When watching any television series, one must note the target demographic of the television series in order to understand the context surrounding such a show, and in Switched At Birth, the existence of its demographic of young women creates a unique context that allows for a simultaneous combination of modern and antiquated depictions of gender.

One of the more bizarre elements includes the depiction of the activities of women (versus men), since by all other accounts, Switched At Birth remains fairly equal in representation, with a roughly 50-50 male-to-female ratio. When examining such depictions, an unusual pattern emerges; generally, females are engaged in more conflicts than males yet also receive more plotline elements. For example, the only notable male-to-male conflicts that arise are between John Kennish (Bay’s father) and Daphne’s father, with every other major event, from Bay and Daphne’s competing love interests, to their indignation at the truth about their father being hidden from them, and to even Kathryn’s memoir, involving at least one (and in many cases, two) female characters.

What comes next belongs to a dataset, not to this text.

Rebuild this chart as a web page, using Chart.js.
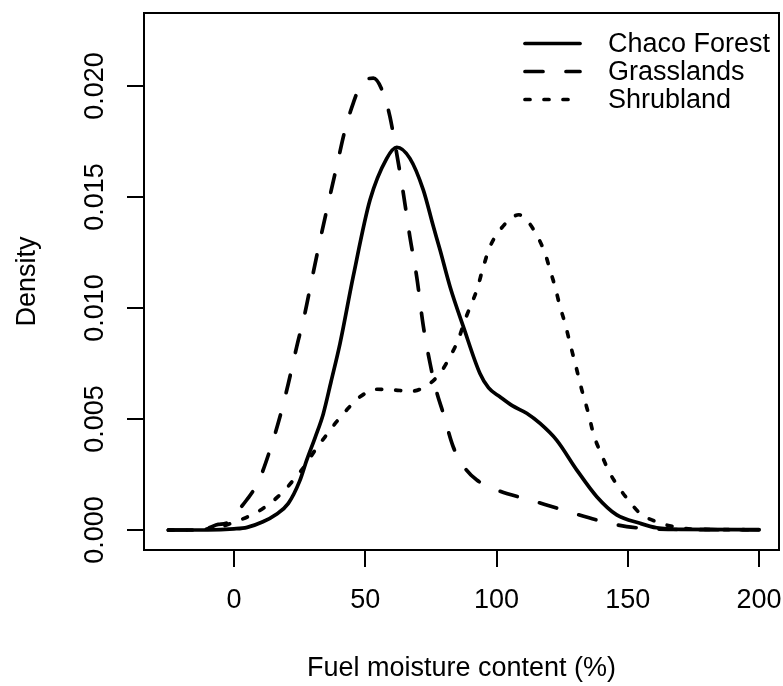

On the one hand, this change could be viewed as positive, given the fact that unlike previously (during the “peak TV” era), female characters, for once, carried most plotlines. However, this must be tempered with, again, the understanding of the target demographic, which is primarily comprised of younger generations, which would desire greater representation, and females, who would desire greater representation of relatable characters to watch the show. Thus, this could be interpreted as merely pandering to such a fanbase.

On the other hand, however, much can be stated about the actual content of each plotline. For example, most clashes between characters, in fact, occur between two females or two girls, such as, again, Bay and Daphne competing for love interests such as Liam, or Regina hiding the truth from her mother and daughters.

Much time is spent viewing these sorts of confrontations between females.

Based on this interpretation, it can thus be interpreted that although female characters are heavily portrayed, their negative portrayal ultimately results in a net negative. Of course, though, as always, the truth resides within the middle (due to competing interest from both the viewer base and a conservative management wishing to not offend any viewers, including older, less socially accepting viewers).